• **WORK TO DO**
Images should be left out, and everything else in the listing reproduced exactly.

-- begin MATERIAL --

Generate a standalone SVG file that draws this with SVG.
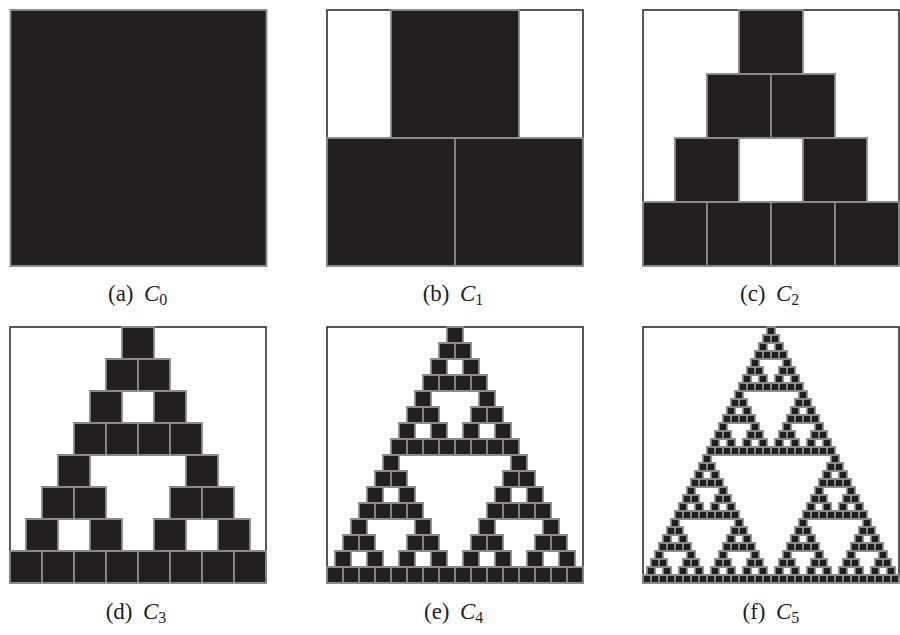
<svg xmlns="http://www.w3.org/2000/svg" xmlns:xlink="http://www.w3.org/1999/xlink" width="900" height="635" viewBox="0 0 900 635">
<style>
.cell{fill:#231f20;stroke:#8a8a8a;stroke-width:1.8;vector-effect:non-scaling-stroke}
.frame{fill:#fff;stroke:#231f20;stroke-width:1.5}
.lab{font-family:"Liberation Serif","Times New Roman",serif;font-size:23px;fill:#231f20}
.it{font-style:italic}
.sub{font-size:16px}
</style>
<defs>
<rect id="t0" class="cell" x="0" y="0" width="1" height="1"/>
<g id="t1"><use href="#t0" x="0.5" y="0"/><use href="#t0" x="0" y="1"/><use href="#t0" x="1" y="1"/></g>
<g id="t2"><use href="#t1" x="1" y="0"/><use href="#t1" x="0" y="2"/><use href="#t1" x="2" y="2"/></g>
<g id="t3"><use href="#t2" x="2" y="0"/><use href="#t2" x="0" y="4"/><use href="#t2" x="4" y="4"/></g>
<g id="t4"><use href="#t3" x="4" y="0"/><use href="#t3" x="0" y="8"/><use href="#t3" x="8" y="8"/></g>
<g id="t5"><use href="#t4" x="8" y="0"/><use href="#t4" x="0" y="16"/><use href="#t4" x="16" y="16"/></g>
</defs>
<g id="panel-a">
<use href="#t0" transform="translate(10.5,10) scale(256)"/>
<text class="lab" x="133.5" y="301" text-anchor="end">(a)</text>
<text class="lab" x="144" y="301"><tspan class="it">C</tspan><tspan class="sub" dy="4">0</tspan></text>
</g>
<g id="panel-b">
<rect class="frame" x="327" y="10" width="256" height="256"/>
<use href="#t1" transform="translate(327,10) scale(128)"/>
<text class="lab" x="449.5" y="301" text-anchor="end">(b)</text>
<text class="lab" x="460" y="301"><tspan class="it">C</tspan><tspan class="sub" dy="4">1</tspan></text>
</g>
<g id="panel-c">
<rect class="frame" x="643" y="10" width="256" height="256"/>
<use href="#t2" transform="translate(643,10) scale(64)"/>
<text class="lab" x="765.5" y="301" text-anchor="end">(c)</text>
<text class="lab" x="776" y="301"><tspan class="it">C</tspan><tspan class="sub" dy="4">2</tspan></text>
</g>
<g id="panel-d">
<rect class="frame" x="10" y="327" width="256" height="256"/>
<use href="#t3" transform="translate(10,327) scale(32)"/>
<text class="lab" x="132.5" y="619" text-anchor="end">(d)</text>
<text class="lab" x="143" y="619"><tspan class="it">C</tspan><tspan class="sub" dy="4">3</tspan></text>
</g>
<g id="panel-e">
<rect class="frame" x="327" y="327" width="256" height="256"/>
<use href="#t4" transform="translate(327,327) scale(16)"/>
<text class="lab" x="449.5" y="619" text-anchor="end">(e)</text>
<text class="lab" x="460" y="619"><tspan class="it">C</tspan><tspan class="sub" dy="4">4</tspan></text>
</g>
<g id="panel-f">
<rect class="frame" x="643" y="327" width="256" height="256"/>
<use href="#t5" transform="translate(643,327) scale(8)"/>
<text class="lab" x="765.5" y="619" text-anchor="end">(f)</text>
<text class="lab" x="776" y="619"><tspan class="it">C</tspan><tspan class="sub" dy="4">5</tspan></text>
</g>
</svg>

-- end MATERIAL --

• **TASK ANSWER**
Generate a standalone SVG file that draws this with SVG.
<svg xmlns="http://www.w3.org/2000/svg" xmlns:xlink="http://www.w3.org/1999/xlink" width="900" height="635" viewBox="0 0 900 635">
<style>
.cell{fill:#231f20;stroke:#8a8a8a;stroke-width:1.8;vector-effect:non-scaling-stroke}
.frame{fill:#fff;stroke:#231f20;stroke-width:1.5}
.lab{font-family:"Liberation Serif","Times New Roman",serif;font-size:23px;fill:#231f20}
.it{font-style:italic}
.sub{font-size:16px}
</style>
<defs>
<rect id="t0" class="cell" x="0" y="0" width="1" height="1"/>
<g id="t1"><use href="#t0" x="0.5" y="0"/><use href="#t0" x="0" y="1"/><use href="#t0" x="1" y="1"/></g>
<g id="t2"><use href="#t1" x="1" y="0"/><use href="#t1" x="0" y="2"/><use href="#t1" x="2" y="2"/></g>
<g id="t3"><use href="#t2" x="2" y="0"/><use href="#t2" x="0" y="4"/><use href="#t2" x="4" y="4"/></g>
<g id="t4"><use href="#t3" x="4" y="0"/><use href="#t3" x="0" y="8"/><use href="#t3" x="8" y="8"/></g>
<g id="t5"><use href="#t4" x="8" y="0"/><use href="#t4" x="0" y="16"/><use href="#t4" x="16" y="16"/></g>
</defs>
<g id="panel-a">
<use href="#t0" transform="translate(10.5,10) scale(256)"/>
<text class="lab" x="133.5" y="301" text-anchor="end">(a)</text>
<text class="lab" x="144" y="301"><tspan class="it">C</tspan><tspan class="sub" dy="4">0</tspan></text>
</g>
<g id="panel-b">
<rect class="frame" x="327" y="10" width="256" height="256"/>
<use href="#t1" transform="translate(327,10) scale(128)"/>
<text class="lab" x="449.5" y="301" text-anchor="end">(b)</text>
<text class="lab" x="460" y="301"><tspan class="it">C</tspan><tspan class="sub" dy="4">1</tspan></text>
</g>
<g id="panel-c">
<rect class="frame" x="643" y="10" width="256" height="256"/>
<use href="#t2" transform="translate(643,10) scale(64)"/>
<text class="lab" x="765.5" y="301" text-anchor="end">(c)</text>
<text class="lab" x="776" y="301"><tspan class="it">C</tspan><tspan class="sub" dy="4">2</tspan></text>
</g>
<g id="panel-d">
<rect class="frame" x="10" y="327" width="256" height="256"/>
<use href="#t3" transform="translate(10,327) scale(32)"/>
<text class="lab" x="132.5" y="619" text-anchor="end">(d)</text>
<text class="lab" x="143" y="619"><tspan class="it">C</tspan><tspan class="sub" dy="4">3</tspan></text>
</g>
<g id="panel-e">
<rect class="frame" x="327" y="327" width="256" height="256"/>
<use href="#t4" transform="translate(327,327) scale(16)"/>
<text class="lab" x="449.5" y="619" text-anchor="end">(e)</text>
<text class="lab" x="460" y="619"><tspan class="it">C</tspan><tspan class="sub" dy="4">4</tspan></text>
</g>
<g id="panel-f">
<rect class="frame" x="643" y="327" width="256" height="256"/>
<use href="#t5" transform="translate(643,327) scale(8)"/>
<text class="lab" x="765.5" y="619" text-anchor="end">(f)</text>
<text class="lab" x="776" y="619"><tspan class="it">C</tspan><tspan class="sub" dy="4">5</tspan></text>
</g>
</svg>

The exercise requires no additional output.